Democrats are pushing, Republicans aren't budging

The fight over Abrego Garcia is the latest partisan flashpoint as Democrats struggle to break through and push back during the opening few months of Trump’s second administration.

More Democratic lawmakers have said they will fly to El Salvador to push for Abrego Garcia’s release, but the partisan pressure has yielded no results. President Donald Trump and El Salvador’s president, Nayib Bukele, have only dug in on keeping him out of the United States. That stance remained even after the U.S. Supreme Court called on the administration to facilitate his return.

White House press secretary Karoline Leavitt has said that Abrego Garcia will “never live in the United States of America again.”

The Maryland senator held a news conference at Washington Dulles International Airport on Friday upon his return from El Salvador, where he told reporters that he met with Abrego Garcia for more than 30 minutes, and informed him of the national attention on his case, which the senator said Abrego Garcia was unaware of.

"His conversation with me was the first communication he'd had with anybody outside of prison since he was abducted," Van Hollen said.  "He said he felt very sad about being in a prison because he had not committed any crimes."

Van Hollen told reporters that Abrego Garcia has "experienced trauma," and framed his deportation as an "illegal abduction."
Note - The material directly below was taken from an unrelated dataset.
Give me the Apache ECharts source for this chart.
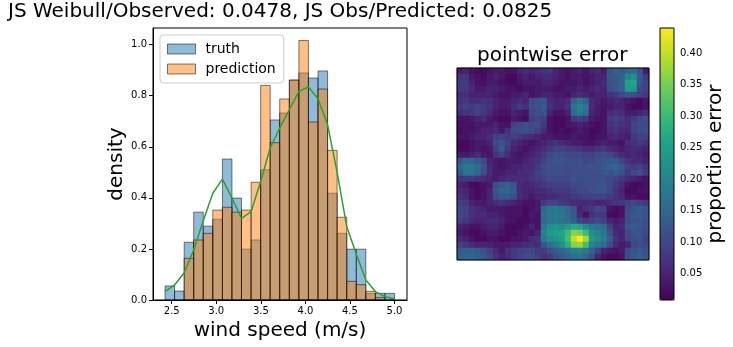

The U.S. senator said that Bukele posted images of Van Hollen’s meeting with Abrego Garcia on Thursday and said that the prisoner “gets the honor of staying in El Salvador’s custody.” Van Hollen said a Salvadoran government official placed other beverages on the table with salt or sugar on the rim to make it appear they were drinking margaritas.  Van Hollen said neither he nor Abrego Garcia drank from the glasses, which in the photo Bukele posted were garnished with cherries.

After days of denying that he knew much about Abrego Garcia, Trump on Friday said he knew Abrego Garcia's prison record was “unbelievably bad” and called him an “illegal alien” and a “foreign terrorist.”

The president also responded Friday with a social media post saying Van Hollen “looked like a fool yesterday standing in El Salvador begging for attention.”